In a book by Jeffrey Gitomer, called the Little Gold Book of YES, he encourages people to find, build and keep a YES attitude.  There’s a great cartoon of a man who is visiting his doctor.  He is sitting in his underwear on the examination table and asks the physician “Can you vaccinate me against negativity?  Everybody at work seems to have the disease, and I’m afraid I’ll catch it.”

Wow YES indeed, sometimes the negative thinking of others is contagious.  And that is the tape that plays in our head then when we try to do something positive.  But,  We can move our self talk from negative to positive.

Being aware of our thought patterns certainly will help.  Here is a small exercise: Pick 3 words that people used to describe you.  Make sure they ring as positive words for you.   My first word came to me 20 years ago, when the Dean of a Graduate School program labeled me as LOYAL. I remember writing that word down and the quote he used. He quoted people who knew me and said that was a quality to hang onto.  It certainly has been part of my personality. Even when I haven’t seen someone for years, when we do connect, I will still be there and rally them onward.

Since then other WORDS that  have come into my way.  I bank them up so they become imprinted in your mind.   Using them in your self talk in a way that is motivating.    Negative people are external, but your inner thoughts are internal thoughts and can be the most powerful!    Now print these words on tags-  put them on the computer at work, on your mirror, on the visor of your car.  Remind yourself of these regularly and let them blossom into success for you.

I am not saying that it is easy to stay on track with internal dialogue, but it becomes easier with practice.   When I notice  I   am slipping into the swamps with my thinking,      I turn to prayer and other strong people to support me.
Watching what we say out loud also corresponds to what we are thinking inside.   When our thought are negative them drain our energy, cause us to worry, and remove the potential fun of feeling successful.

I said earlier that my brother set me up for feeling good about myself.  But I am very thankful to have married a man who gets the top billing.  I am sure god has saved his life on many occasions so that he could demonstrate for me on how to succeed.  His will to live, to come through paralysis, and many years of therapy have set an example of self talk.   He never gives up.   He works at his own pace, accepts himself as he is, and sets his own goals.  His routines are healthy.

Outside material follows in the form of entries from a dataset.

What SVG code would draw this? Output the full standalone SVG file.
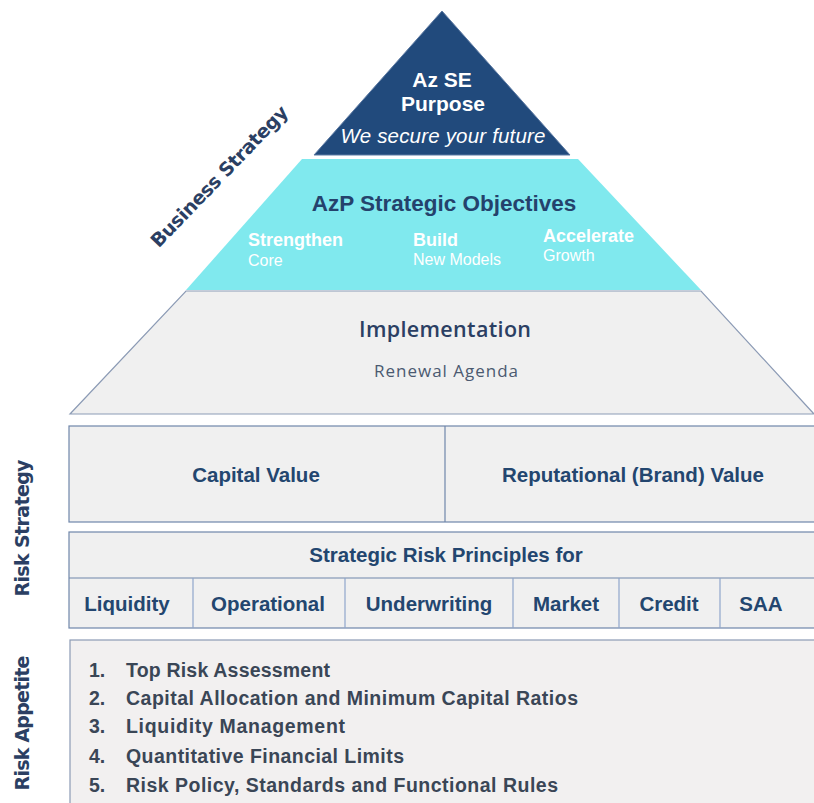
<svg xmlns="http://www.w3.org/2000/svg" width="814" height="803" viewBox="0 0 814 803">
<style>
.lbl{font-family:"Liberation Sans",Arial,sans-serif;}
.side{font-family:"DejaVu Sans","Open Sans",sans-serif;font-weight:bold;font-size:19px;fill:#2b3f63;}
.w{fill:#ffffff;}
.nav{fill:#24426c;font-weight:bold;}
.box{fill:#f0f0f0;stroke:#6f86aa;stroke-width:1.2;}
.cell{font-family:"Liberation Sans",Arial,sans-serif;font-weight:bold;font-size:20.5px;fill:#23466f;text-anchor:middle;}
.item{font-family:"Liberation Sans",Arial,sans-serif;font-weight:bold;font-size:19.5px;fill:#3a4656;}
</style>
<rect width="814" height="803" fill="#ffffff"/>

<g id="purpose">
<polygon points="442,11 570,155 314,155" fill="#214a7c" stroke="#5d7aa3" stroke-width="1"/>
<text class="lbl w" x="442" y="87" font-size="21" font-weight="bold" text-anchor="middle">Az SE</text>
<text class="lbl w" x="443" y="111" font-size="21" font-weight="bold" text-anchor="middle">Purpose</text>
<text class="lbl w" x="443" y="143" font-size="20.5" font-style="italic" text-anchor="middle" textLength="205">We secure your future</text>
</g>

<g id="objectives">
<polygon points="302,159 578,159 701,290 186,290" fill="#80e9ee"/>
<text class="lbl nav" x="444" y="211" font-size="22.5" text-anchor="middle">AzP Strategic Objectives</text>
<text class="lbl w" x="248" y="246" font-size="18" font-weight="bold">Strengthen</text>
<text class="lbl w" x="248" y="266" font-size="16">Core</text>
<text class="lbl w" x="413" y="246" font-size="18" font-weight="bold">Build</text>
<text class="lbl w" x="413" y="265" font-size="16">New Models</text>
<text class="lbl w" x="543" y="242" font-size="18" font-weight="bold">Accelerate</text>
<text class="lbl w" x="543" y="261" font-size="16">Growth</text>
</g>

<g id="business-strategy">
<text class="side" font-size="19.5" text-anchor="middle" textLength="188" transform="translate(224,181) rotate(-46)">Business Strategy</text>
</g>

<g id="implementation">
<polygon points="186,291 701,291 814,414 70,414" fill="#f0f0f0" stroke="#8c9bb5" stroke-width="1.2"/>
<text x="445" y="337" font-family="'Open Sans','Liberation Sans',sans-serif" font-size="21.5" font-weight="600" fill="#2b3f63" text-anchor="middle" textLength="172">Implementation</text>
<text x="446" y="377" font-family="'Open Sans','Liberation Sans',sans-serif" font-size="17" fill="#4b5a70" text-anchor="middle" textLength="144">Renewal Agenda</text>
</g>

<g id="values">
<rect class="box" x="69" y="426" width="750" height="96"/>
<line x1="445" y1="426" x2="445" y2="522" stroke="#6f86aa" stroke-width="1.2"/>
<text class="cell" x="256" y="482" font-size="21">Capital Value</text>
<text class="cell" x="633" y="482" font-size="21">Reputational (Brand) Value</text>
</g>

<g id="principles">
<rect class="box" x="69" y="532" width="750" height="96"/>
<line x1="69" y1="578" x2="814" y2="578" stroke="#6f86aa" stroke-width="1.2"/>
<line x1="193" y1="578" x2="193" y2="628" stroke="#8fa6cc" stroke-width="1.2"/>
<line x1="345" y1="578" x2="345" y2="628" stroke="#8fa6cc" stroke-width="1.2"/>
<line x1="513" y1="578" x2="513" y2="628" stroke="#8fa6cc" stroke-width="1.2"/>
<line x1="619" y1="578" x2="619" y2="628" stroke="#8fa6cc" stroke-width="1.2"/>
<line x1="720" y1="578" x2="720" y2="628" stroke="#8fa6cc" stroke-width="1.2"/>
<text class="cell" x="446" y="562" font-size="20">Strategic Risk Principles for</text>
<text class="cell" x="127" y="611">Liquidity</text>
<text class="cell" x="268" y="611">Operational</text>
<text class="cell" x="429" y="611">Underwriting</text>
<text class="cell" x="566" y="611">Market</text>
<text class="cell" x="669" y="611">Credit</text>
<text class="cell" x="761" y="611">SAA</text>
</g>

<g id="appetite">
<rect x="70" y="640" width="750" height="170" fill="#f2f0f0" stroke="#8c9bb5" stroke-width="1.2"/>
<text class="item" x="89" y="677">1.</text><text class="item" x="126" y="677" textLength="204">Top Risk Assessment</text>
<text class="item" x="89" y="705">2.</text><text class="item" x="126" y="705" textLength="452">Capital Allocation and Minimum Capital Ratios</text>
<text class="item" x="89" y="733">3.</text><text class="item" x="126" y="733" textLength="219">Liquidity Management</text>
<text class="item" x="89" y="763">4.</text><text class="item" x="126" y="763" textLength="278">Quantitative Financial Limits</text>
<text class="item" x="89" y="792">5.</text><text class="item" x="126" y="792" textLength="432">Risk Policy, Standards and Functional Rules</text>
</g>

<g id="side-labels">
<text class="side" text-anchor="middle" textLength="137" transform="translate(29,528) rotate(-90)">Risk Strategy</text>
<text class="side" text-anchor="middle" textLength="135" transform="translate(29,723) rotate(-90)">Risk Appetite</text>
</g>
</svg>
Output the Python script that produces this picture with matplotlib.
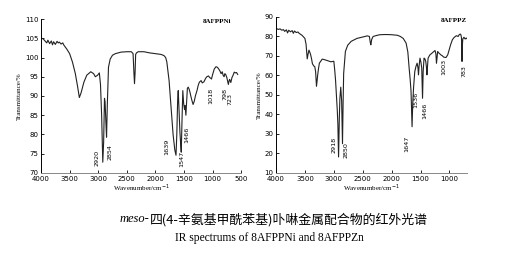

As I conclude today’s version of Mini Miracle Moments, I want to encourage you to take the vaccine that comes from knowing who you are and what you believe inside of yourself.   Know you can go far, move mountains, and accomplish better things.  Keep your insight sharp and the future bright.   Think of me as that older sibling or mentor, who see no limits ahead of you.  You have the potential to adopt that spirit of ready, go!